To make this case, Boston University economics professor Laurence Kotlikoff points to their use of “conventional” financial planning rather than “economics-based” planning.
“Advisors are systematically telling clients the wrong thing about retirement planning because they’re trying to maximize their profits,” he argues in an interview with ThinkAdvisor.
Financial advisors guide investors into saving too little, so clients “are left with a 20% chance of being completely destitute apart from getting Social Security,” Kotlikoff asserts.
Kotlikoff, who was on Ronald Reagan’s Council of Economic Advisers, is founder of Economic Security Planning, a firm that produces software for calculating Social Security benefits. His newest book is “Social Security Horror Stories,” co-written with Terry Savage, the journalist and RIA.
Kotlikoff labels the 401(k) system “an abject failure” and proposes scrapping it along with Social Security for potential beneficiaries. He also favors eliminating other retirement plans that provide tax breaks because, he says, they all encourage spending, not saving.
In the interview, the professor discusses support of a new government-provided retirement plan with compulsory saving contributions.
Here are highlights of our conversation:
THINKADVISOR: In a June “Economics Matters” newsletter, you write that the “Wall Street-managed decades-long 401(k) system is an abject failure. It was enacted by Congress, including members of the House Financial Services Committee. Taking bribes from Wall Street is a time-honored tradition.” Please explain.
LAURENCE KOTLIKOFF: It’s all of Wall Street, broadly defined — [especially] the mutual fund companies and, to some extent, insurance companies.
Wall Street is the largest contributor to the congressional committees overseeing Wall Street.

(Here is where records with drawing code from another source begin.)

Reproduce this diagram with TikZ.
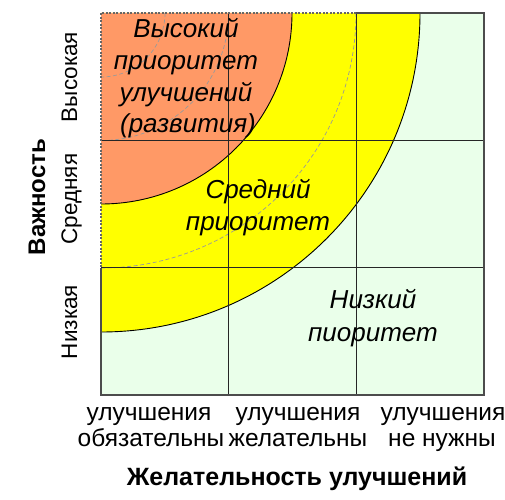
\documentclass[tikz,border=0pt]{standalone}
\usepackage{fontspec}
\setmainfont{Liberation Sans}
\definecolor{zonehigh}{RGB}{255,153,102}
\definecolor{zonemid}{RGB}{255,255,0}
\definecolor{zonelow}{RGB}{234,255,234}
\begin{document}
\begin{tikzpicture}[x=1pt,y=1pt,
  gridline/.style={draw=black!85, line width=1.3pt},
  frameline/.style={draw=black!70, line width=1.3pt},
  frameguide/.style={draw=black!60, line width=1.1pt, dash pattern=on 2pt off 1.5pt},
  zoneedge/.style={draw=black, line width=0.9pt},
  guide/.style={draw=black!40, line width=0.7pt, dash pattern=on 4pt off 2.5pt},
  zonetext/.style={font=\fontsize{26}{30}\selectfont\itshape, anchor=base, inner sep=0pt},
  sidetext/.style={font=\fontsize{22.5}{26}\selectfont, anchor=base, inner sep=0pt, rotate=90},
  axistext/.style={font=\fontsize{24}{29}\selectfont\bfseries, anchor=base, inner sep=0pt},
  bottext/.style={font=\fontsize{24.5}{29}\selectfont, anchor=base, inner sep=0pt}]
\useasboundingbox (0,0) rectangle (505,499);
% corners
\coordinate (o) at (101,486);
\coordinate (br) at (484,104);
% background
\fill[zonelow] (101,104) rectangle (484,486);
% zones
\fill[zonemid] (o) -- (420,486) arc[start angle=0, end angle=-90, radius=319pt] -- cycle;
\draw[zoneedge] (420,486) arc[start angle=0, end angle=-90, radius=319pt];
\fill[zonehigh] (o) -- (292,486) arc[start angle=0, end angle=-90, radius=191pt] -- cycle;
\draw[zoneedge] (292,486) arc[start angle=0, end angle=-90, radius=191pt];
% guide arcs
\draw[guide] (165,486) arc[start angle=0, end angle=-90, radius=64pt];
\draw[guide] (228.5,486) arc[start angle=0, end angle=-90, radius=127.5pt];
\draw[guide] (356,486) arc[start angle=0, end angle=-90, radius=255pt];
% grid
\coordinate (v1t) at (228.7,486); \coordinate (v1b) at (228.7,104);
\coordinate (v2t) at (356.3,486); \coordinate (v2b) at (356.3,104);
\coordinate (h1l) at (101,358.7); \coordinate (h1r) at (484,358.7);
\coordinate (h2l) at (101,231.3); \coordinate (h2r) at (484,231.3);
\draw[gridline] (v1t) -- (v1b);
\draw[gridline] (v2t) -- (v2b);
\draw[gridline] (h1l) -- (h1r);
\draw[gridline] (h2l) -- (h2r);
% frame
\draw[frameline] (h2l) -- (101,104) -- (br) -- (484,486) -- (v2t);
\draw[frameguide] (v2t) -- (o) -- (h2l);
% zone texts
\node[zonetext] (hi1) at (186,461) {Высокий};
\node[zonetext] (hi2) at (186,429) {приоритет};
\node[zonetext] (hi3) at (186,398) {улучшений};
\node[zonetext] (hi4) at (188,367) {(развития)};
\node[zonetext] (mid1) at (258,301) {Средний};
\node[zonetext] (mid2) at (258,269) {приоритет};
\node[zonetext] (low1) at (373,191) {Низкий};
\node[zonetext] (low2) at (373,158) {пиоритет};
% side labels
\node[sidetext] (sHigh) at (77,422) {Высокая};
\node[sidetext] (sMid) at (77,300) {Средняя};
\node[sidetext] (sLow) at (77,177) {Низкая};
\node[axistext, rotate=90] (yaxis) at (45,302) {Важность};
% bottom labels
\node[bottext] (b1a) at (149,79) {улучшения};
\node[bottext] (b1b) at (151,53) {обязательны};
\node[bottext] (b2a) at (298,79) {улучшения};
\node[bottext] (b2b) at (298,53) {желательны};
\node[bottext] (b3a) at (443,79) {улучшения};
\node[bottext] (b3b) at (442,53) {не нужны};
\node[axistext, font=\fontsize{25}{29}\selectfont\bfseries] (xaxis) at (297,14) {Желательность улучшений};
\end{tikzpicture}
\end{document}
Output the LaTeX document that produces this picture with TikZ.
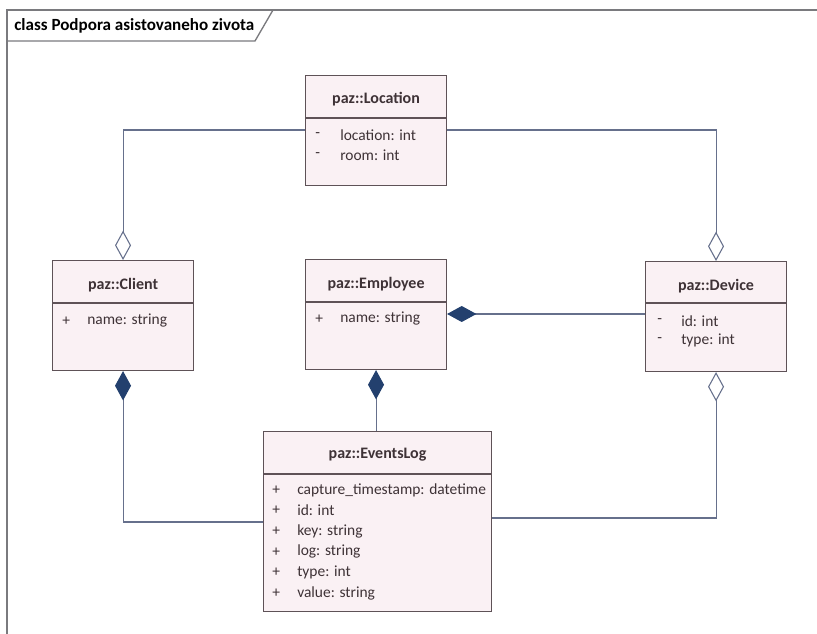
\documentclass[tikz,border=0pt]{standalone}
\usepackage{fontspec}
\setmainfont{Carlito}
\usetikzlibrary{arrows.meta}
\usetikzlibrary{calc}

\definecolor{boxfill}{HTML}{FAF1F4}
\definecolor{boxline}{HTML}{5E5257}
\definecolor{connline}{HTML}{66708C}
\definecolor{diafill}{HTML}{23406E}
\definecolor{txt}{HTML}{3E3236}
\definecolor{framecol}{HTML}{7A7A7E}

\tikzset{
	umlbox/.style={draw=boxline, fill=boxfill, line width=0.8pt, anchor=north west, inner sep=0pt,
		minimum width=105.75pt, minimum height=82.5pt},
	boxtitle/.style={font=\bfseries\fontsize{12}{14}\selectfont, text=txt, inner sep=0pt},
	attr/.style={font=\fontsize{11.6}{14}\selectfont, text=txt, anchor=west, inner sep=0pt},
	conn/.style={draw=connline, line width=0.8pt},
	agg/.style={conn, -{Diamond[length=22pt, width=12pt, fill=white, line width=0.8pt]}},
	comp/.style={conn, -{Diamond[length=22pt, width=12pt, fill=diafill, color=diafill]}}
}

\begin{document}
\begin{tikzpicture}[x=0.75pt, y=-0.75pt]
	\useasboundingbox (0,0) rectangle (817,634);
	\fill[white] (0,0) rectangle (817,634);

	% frame with its tab
	\draw[framecol, line width=1pt] (7,634) -- (7,10) -- (817,10);
	\draw[framecol, line width=1pt] (7,41) -- (255,41) -- (273,10);
	\node[anchor=west, font=\bfseries\fontsize{12.8}{15}\selectfont, text=black, inner sep=0pt] (frametitle) at (14,26) {class Podpora asistovaneho zivota};

	% class boxes
	\node[umlbox] (loc) at (305,75) {};
	\node[umlbox] (cli) at (52,260) {};
	\node[umlbox] (emp) at (305,259) {};
	\node[umlbox] (dev) at (645,261) {};
	\node[umlbox, minimum width=171pt, minimum height=135pt] (log) at (263,431) {};

	% header lines
	\draw[boxline, line width=0.8pt] ($(loc.north west)+(0,43)$) -- ($(loc.north east)+(0,43)$);
	\draw[boxline, line width=0.8pt] ($(cli.north west)+(0,43)$) -- ($(cli.north east)+(0,43)$);
	\draw[boxline, line width=0.8pt] ($(emp.north west)+(0,43)$) -- ($(emp.north east)+(0,43)$);
	\draw[boxline, line width=0.8pt] ($(dev.north west)+(0,42)$) -- ($(dev.north east)+(0,42)$);
	\draw[boxline, line width=0.8pt] ($(log.north west)+(0,43)$) -- ($(log.north east)+(0,43)$);

	% class names
	\node[boxtitle] (loct) at ($(loc.north)+(0,24)$) {paz::Location};
	\node[boxtitle] (clit) at ($(cli.north)+(0,25)$) {paz::Client};
	\node[boxtitle] (empt) at ($(emp.north)+(0,25)$) {paz::Employee};
	\node[boxtitle] (devt) at ($(dev.north)+(0,25)$) {paz::Device};
	\node[boxtitle] (logt) at ($(log.north)+(0,24)$) {paz::EventsLog};

	% attributes
	\node[attr] (loca1) at ($(loc.north west)+(10,60)$) {-};
	\node[attr] (loca2) at ($(loc.north west)+(35,60)$) {location: int};
	\node[attr] (locb1) at ($(loc.north west)+(10,80)$) {-};
	\node[attr] (locb2) at ($(loc.north west)+(35,80)$) {room: int};

	\node[attr] (clia1) at ($(cli.north west)+(10,61)$) {+};
	\node[attr] (clia2) at ($(cli.north west)+(35,61)$) {name: string};

	\node[attr] (empa1) at ($(emp.north west)+(10,60)$) {+};
	\node[attr] (empa2) at ($(emp.north west)+(35,60)$) {name: string};

	\node[attr] (deva1) at ($(dev.north west)+(12,60)$) {-};
	\node[attr] (deva2) at ($(dev.north west)+(36,60)$) {id: int};
	\node[attr] (devb1) at ($(dev.north west)+(12,79)$) {-};
	\node[attr] (devb2) at ($(dev.north west)+(36,79)$) {type: int};

	\foreach \i/\t in {0/{capture\_timestamp: datetime}, 1/{id: int}, 2/{key: string}, 3/{log: string}, 4/{type: int}, 5/{value: string}} {
		\node[attr] (logv\i) at ($(log.north west)+(9,59+20.6*\i)$) {+};
		\node[attr] (loga\i) at ($(log.north west)+(34,59+20.6*\i)$) {\t};
	}

	% associations
	\draw[agg] ($(loc.north west)+(0,55)$) -| (cli.north);
	\draw[agg] ($(loc.north east)+(0,55)$) -| (dev.north);
	\draw[comp] ($(dev.north west)+(0,53)$) coordinate (devl) -- (emp.east |- devl);
	\draw[comp] (log.north -| emp.south) -- (emp.south);
	\draw[comp] ($(log.north west)+(0,91)$) -| (cli.south);
	\draw[agg] ($(log.north east)+(0,87)$) -| (dev.south);

\end{tikzpicture}
\end{document}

It’s been one hand washing the other for decades.
Regulators FINRA and the SEC are also in bed with these companies.
Look at the calculators that FINRA has online telling you how much to save for retirement. It’s enough to make any economist throw up.

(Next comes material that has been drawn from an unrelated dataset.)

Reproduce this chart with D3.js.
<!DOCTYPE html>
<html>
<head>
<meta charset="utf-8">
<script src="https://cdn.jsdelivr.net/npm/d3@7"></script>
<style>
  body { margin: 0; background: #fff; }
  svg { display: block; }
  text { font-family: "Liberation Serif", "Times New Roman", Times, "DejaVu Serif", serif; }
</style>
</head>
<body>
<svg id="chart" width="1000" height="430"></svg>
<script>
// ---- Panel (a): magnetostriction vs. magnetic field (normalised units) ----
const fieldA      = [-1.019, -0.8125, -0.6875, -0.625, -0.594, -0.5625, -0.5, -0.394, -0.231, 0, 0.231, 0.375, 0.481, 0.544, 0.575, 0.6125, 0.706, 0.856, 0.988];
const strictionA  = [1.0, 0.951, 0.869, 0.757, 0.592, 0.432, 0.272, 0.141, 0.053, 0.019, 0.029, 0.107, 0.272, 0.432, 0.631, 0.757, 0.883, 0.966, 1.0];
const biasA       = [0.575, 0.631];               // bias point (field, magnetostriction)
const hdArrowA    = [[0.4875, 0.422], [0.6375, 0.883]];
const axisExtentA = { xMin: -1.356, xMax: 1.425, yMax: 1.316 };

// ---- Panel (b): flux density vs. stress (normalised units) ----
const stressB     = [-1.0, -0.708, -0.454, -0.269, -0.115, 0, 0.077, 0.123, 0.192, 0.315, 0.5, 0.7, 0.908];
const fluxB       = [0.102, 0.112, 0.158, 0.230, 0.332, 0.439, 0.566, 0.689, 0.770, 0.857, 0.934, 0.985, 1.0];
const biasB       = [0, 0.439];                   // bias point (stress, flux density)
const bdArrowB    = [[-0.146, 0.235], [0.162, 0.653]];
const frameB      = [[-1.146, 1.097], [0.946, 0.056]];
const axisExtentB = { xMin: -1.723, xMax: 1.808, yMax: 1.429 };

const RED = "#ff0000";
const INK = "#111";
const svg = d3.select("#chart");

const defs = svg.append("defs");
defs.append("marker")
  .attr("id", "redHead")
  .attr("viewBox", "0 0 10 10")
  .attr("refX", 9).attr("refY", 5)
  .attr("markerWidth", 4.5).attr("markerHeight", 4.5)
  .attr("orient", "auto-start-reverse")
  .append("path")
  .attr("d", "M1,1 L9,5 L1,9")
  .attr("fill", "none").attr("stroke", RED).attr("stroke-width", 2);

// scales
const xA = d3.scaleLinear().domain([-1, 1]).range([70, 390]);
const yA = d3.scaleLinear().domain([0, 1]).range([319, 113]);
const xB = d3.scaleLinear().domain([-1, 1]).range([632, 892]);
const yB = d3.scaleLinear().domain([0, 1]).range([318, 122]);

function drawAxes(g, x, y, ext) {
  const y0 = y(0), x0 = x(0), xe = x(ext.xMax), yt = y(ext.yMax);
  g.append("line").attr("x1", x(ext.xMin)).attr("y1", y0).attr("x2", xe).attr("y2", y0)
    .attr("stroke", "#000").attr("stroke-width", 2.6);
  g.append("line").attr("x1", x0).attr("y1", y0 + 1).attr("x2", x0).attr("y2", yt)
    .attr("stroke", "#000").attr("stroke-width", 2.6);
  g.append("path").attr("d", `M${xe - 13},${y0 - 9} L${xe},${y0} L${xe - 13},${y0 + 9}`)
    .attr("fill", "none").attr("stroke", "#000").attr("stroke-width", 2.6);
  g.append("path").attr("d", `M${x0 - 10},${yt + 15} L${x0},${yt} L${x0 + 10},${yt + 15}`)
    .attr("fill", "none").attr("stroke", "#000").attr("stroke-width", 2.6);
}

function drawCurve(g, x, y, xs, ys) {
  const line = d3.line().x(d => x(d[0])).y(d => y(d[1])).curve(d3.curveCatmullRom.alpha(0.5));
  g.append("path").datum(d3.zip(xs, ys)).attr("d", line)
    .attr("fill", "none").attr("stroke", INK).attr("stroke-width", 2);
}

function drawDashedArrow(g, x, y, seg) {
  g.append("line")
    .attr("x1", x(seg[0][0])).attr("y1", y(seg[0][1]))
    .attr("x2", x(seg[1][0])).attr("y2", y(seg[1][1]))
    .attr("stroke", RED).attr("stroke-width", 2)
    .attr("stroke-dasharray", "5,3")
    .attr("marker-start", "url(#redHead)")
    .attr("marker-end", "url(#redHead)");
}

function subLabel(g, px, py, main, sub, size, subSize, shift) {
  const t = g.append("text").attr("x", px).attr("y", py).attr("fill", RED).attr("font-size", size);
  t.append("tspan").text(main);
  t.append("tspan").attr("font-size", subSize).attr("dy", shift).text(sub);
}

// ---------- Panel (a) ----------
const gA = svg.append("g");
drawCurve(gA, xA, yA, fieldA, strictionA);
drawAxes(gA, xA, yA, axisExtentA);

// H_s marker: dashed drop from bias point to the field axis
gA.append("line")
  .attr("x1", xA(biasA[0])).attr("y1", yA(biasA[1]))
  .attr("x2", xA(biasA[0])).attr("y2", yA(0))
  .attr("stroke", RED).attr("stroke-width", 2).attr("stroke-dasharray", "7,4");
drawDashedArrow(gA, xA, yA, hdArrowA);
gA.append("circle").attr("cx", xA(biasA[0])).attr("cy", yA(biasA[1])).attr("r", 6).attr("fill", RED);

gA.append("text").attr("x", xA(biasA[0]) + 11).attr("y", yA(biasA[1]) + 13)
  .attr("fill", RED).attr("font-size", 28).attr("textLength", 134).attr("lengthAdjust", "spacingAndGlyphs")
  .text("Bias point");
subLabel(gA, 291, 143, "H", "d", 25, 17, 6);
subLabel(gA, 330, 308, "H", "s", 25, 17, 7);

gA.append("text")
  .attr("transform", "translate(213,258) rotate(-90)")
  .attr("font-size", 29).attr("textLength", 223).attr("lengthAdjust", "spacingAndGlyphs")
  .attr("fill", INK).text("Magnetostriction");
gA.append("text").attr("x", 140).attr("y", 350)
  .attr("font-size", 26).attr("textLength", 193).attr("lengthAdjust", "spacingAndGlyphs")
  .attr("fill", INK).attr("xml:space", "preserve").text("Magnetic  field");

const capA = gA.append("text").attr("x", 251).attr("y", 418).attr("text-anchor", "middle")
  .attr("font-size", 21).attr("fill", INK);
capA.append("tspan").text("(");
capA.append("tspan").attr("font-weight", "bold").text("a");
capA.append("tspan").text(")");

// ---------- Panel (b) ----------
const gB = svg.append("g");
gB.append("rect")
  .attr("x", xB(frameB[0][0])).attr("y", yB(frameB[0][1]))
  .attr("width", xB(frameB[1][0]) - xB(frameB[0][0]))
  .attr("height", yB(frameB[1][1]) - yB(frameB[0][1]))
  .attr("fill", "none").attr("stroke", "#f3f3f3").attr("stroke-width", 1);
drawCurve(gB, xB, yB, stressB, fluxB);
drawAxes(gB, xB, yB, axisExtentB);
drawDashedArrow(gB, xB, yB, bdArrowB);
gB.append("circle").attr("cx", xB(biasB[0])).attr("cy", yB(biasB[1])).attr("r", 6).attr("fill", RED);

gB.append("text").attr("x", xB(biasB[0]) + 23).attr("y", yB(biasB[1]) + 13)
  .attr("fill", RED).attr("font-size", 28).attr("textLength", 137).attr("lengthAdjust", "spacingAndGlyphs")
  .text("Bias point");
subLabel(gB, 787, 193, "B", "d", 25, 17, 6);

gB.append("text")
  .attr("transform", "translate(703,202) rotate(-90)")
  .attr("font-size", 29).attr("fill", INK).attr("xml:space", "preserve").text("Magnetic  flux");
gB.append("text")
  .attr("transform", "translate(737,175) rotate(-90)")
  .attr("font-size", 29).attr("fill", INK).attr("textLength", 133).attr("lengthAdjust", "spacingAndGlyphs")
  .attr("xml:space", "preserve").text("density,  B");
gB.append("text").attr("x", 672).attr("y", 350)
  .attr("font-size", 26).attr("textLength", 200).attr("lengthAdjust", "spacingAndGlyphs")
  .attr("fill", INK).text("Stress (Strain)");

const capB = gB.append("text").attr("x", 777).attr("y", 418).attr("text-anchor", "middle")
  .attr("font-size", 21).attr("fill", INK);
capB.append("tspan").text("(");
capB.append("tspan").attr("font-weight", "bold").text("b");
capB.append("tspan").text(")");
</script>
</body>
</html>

They’re violating the most basic fiduciary standard in their savings advice right on their homepage.
“The 401(k) system … has enriched Wall Street and provided massive lifetime tax cuts to the rich. [These] … breaks have encouraged spending,” you write. Please elaborate.
The 401(k) system encourages people to buy mutual funds, thereby benefiting the mutual fund companies. Investors aren’t saving more — they’re putting more money into mutual funds.

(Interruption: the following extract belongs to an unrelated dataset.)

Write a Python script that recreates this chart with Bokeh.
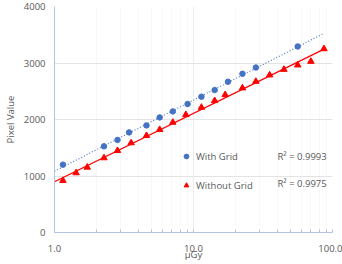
import numpy as np
from bokeh.plotting import figure
from bokeh.models import (Range1d, FixedTicker, PrintfTickFormatter,
                          Legend, LegendItem, Label)
from bokeh.embed import file_html
from bokeh.resources import INLINE

# ---- data ----
grid_x = [1.15, 2.27, 2.84, 3.44, 4.59, 5.71, 7.10, 9.07, 11.4, 14.2, 17.7, 22.5, 28.1, 56.2]
grid_y = [1201, 1525, 1638, 1772, 1896, 2037, 2143, 2274, 2403, 2521, 2668, 2809, 2920, 3292]

nogrid_x = [1.15, 1.43, 1.72, 2.27, 2.84, 3.56, 4.59, 5.71, 7.10, 8.81, 11.4, 14.2,
            16.9, 22.5, 28.1, 35.3, 44.7, 56.2, 69.9, 86.8]
nogrid_y = [919, 1055, 1154, 1320, 1449, 1585, 1714, 1820, 1949, 2085, 2214, 2332,
            2438, 2557, 2673, 2786, 2885, 2963, 3027, 3251]

trend_x = [1.0, 87.0]
labels = ["With Grid", "Without Grid"]
r2_texts = ["R\u00b2 = 0.9993", "R\u00b2 = 0.9975"]
x_title = "\u00b5Gy"
y_title = "Pixel Value"
x_ticks = [1, 10, 100]
y_ticks = [0, 1000, 2000, 3000, 4000]

BLUE = "#4472C4"
RED = "#FF0000"
TXT = "#595959"
FONT = "Open Sans"
AX = "#b4c4e0"
FS = "9.5px"


def log_fit(xs, ys, xe):
    a, b = np.polyfit(np.log10(xs), ys, 1)
    return [a * np.log10(v) + b for v in xe]


p = figure(width=342, height=264, x_axis_type="log",
           x_range=Range1d(1, 100), y_range=Range1d(0, 4000),
           output_backend="svg", toolbar_location=None,
           min_border_left=50, min_border_right=10, min_border_top=6, min_border_bottom=32)
p.outline_line_color = None
p.background_fill_color = "white"

# trendlines
p.line(trend_x, log_fit(grid_x, grid_y, trend_x), line_color=BLUE, line_width=1.1, line_dash="1 2")
p.line(trend_x, log_fit(nogrid_x, nogrid_y, trend_x), line_color=RED, line_width=1.3)

r1 = p.scatter(grid_x, grid_y, marker="circle", size=5.5, fill_color=BLUE, line_color=BLUE)
r2 = p.scatter(nogrid_x, nogrid_y, marker="triangle", size=6.5, fill_color=RED, line_color=RED)

# axes
xa = p.xaxis[0]
xa.ticker = FixedTicker(ticks=x_ticks, minor_ticks=[v * d for d in [1, 10] for v in range(2, 10)])
xa.formatter = PrintfTickFormatter(format="%.1f")
xa.axis_line_color = AX
xa.major_tick_line_color = AX
xa.minor_tick_line_color = AX
xa.major_tick_out = 0
xa.major_tick_in = 3
xa.minor_tick_out = 0
xa.minor_tick_in = 3
xa.major_label_standoff = 12
xa.major_label_text_font = FONT
xa.major_label_text_font_size = FS
xa.major_label_text_color = TXT
xa.axis_label = x_title
xa.axis_label_text_font = FONT
xa.axis_label_text_font_size = FS
xa.axis_label_text_font_style = "normal"
xa.axis_label_text_color = TXT
xa.axis_label_standoff = -7

ya = p.yaxis[0]
ya.ticker = FixedTicker(ticks=y_ticks)
ya.axis_line_color = AX
ya.major_tick_line_color = None
ya.minor_tick_line_color = None
ya.major_tick_out = 0
ya.major_tick_in = 0
ya.major_label_standoff = 9
ya.major_label_text_font = FONT
ya.major_label_text_font_size = FS
ya.major_label_text_color = TXT
ya.axis_label = y_title
ya.axis_label_text_font = FONT
ya.axis_label_text_font_size = FS
ya.axis_label_text_font_style = "normal"
ya.axis_label_text_color = TXT
ya.axis_label_standoff = 4

p.ygrid.grid_line_color = "#e3e3e3"
p.xgrid.grid_line_color = "#ececec"
p.xgrid.minor_grid_line_color = "#f8f8f8"

legend = Legend(items=[LegendItem(label=labels[0], renderers=[r1]),
                       LegendItem(label=labels[1], renderers=[r2])],
                location=(126, 37), orientation="vertical",
                glyph_width=12, glyph_height=20, label_height=20, spacing=9,
                label_standoff=4, padding=0, margin=0,
                border_line_color=None, background_fill_alpha=0,
                label_text_font=FONT, label_text_font_size=FS, label_text_color=TXT)
p.add_layout(legend, "center")

for txt, yy in zip(r2_texts, [76.3, 48.7]):
    p.add_layout(Label(x=223, y=yy, x_units="screen", y_units="screen", text=txt,
                       text_font=FONT, text_font_size=FS, text_color=TXT,
                       text_baseline="middle"))

open("out.html", "w").write(file_html(p, INLINE))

Employers tell employees, “Here’s some free money we’re contributing [to your 401(k)] account], and here are your options.” Some of the funds they have the option to invest in are quite expensive.
Turning to retirement planning in general, are there any big mistakes that financial advisors are making?
They’re doing everything wrong. Advisors are systematically telling clients the wrong thing about retirement planning because they’re trying to maximize their profits. They’re giving the wrong advice to the American public about what they should do with their savings — how much to save, when to retire, when to take Social Security.
Everything they’re advising is based on how much money [they’ll make], not on what’s good for the client.
They’re using conventional financial planning, diametrically opposed to what economics-based planning advises.
If anyone at a top business school taught conventional financial planning, they’d be fired.
We have the technology and methods to tell [workers] exactly the right thing to do, but we have to break through Wall Street to get it to people.
What’s an example of the wrong advice you say advisors are giving?
A CFP will ask, “How much do you want to spend in retirement, and when do you want to retire?” Then they’ll set a target that’s 85% of your pre-retirement income. That’s miles too high.
Now they’ve baited you into making this your target. But the client isn’t saving a whole lot and doesn’t have a lot of assets.
How can the target be met?
“Well, let’s try different investments,” the CFP says. “Put your assets with us, and we’re going to charge you a fee.”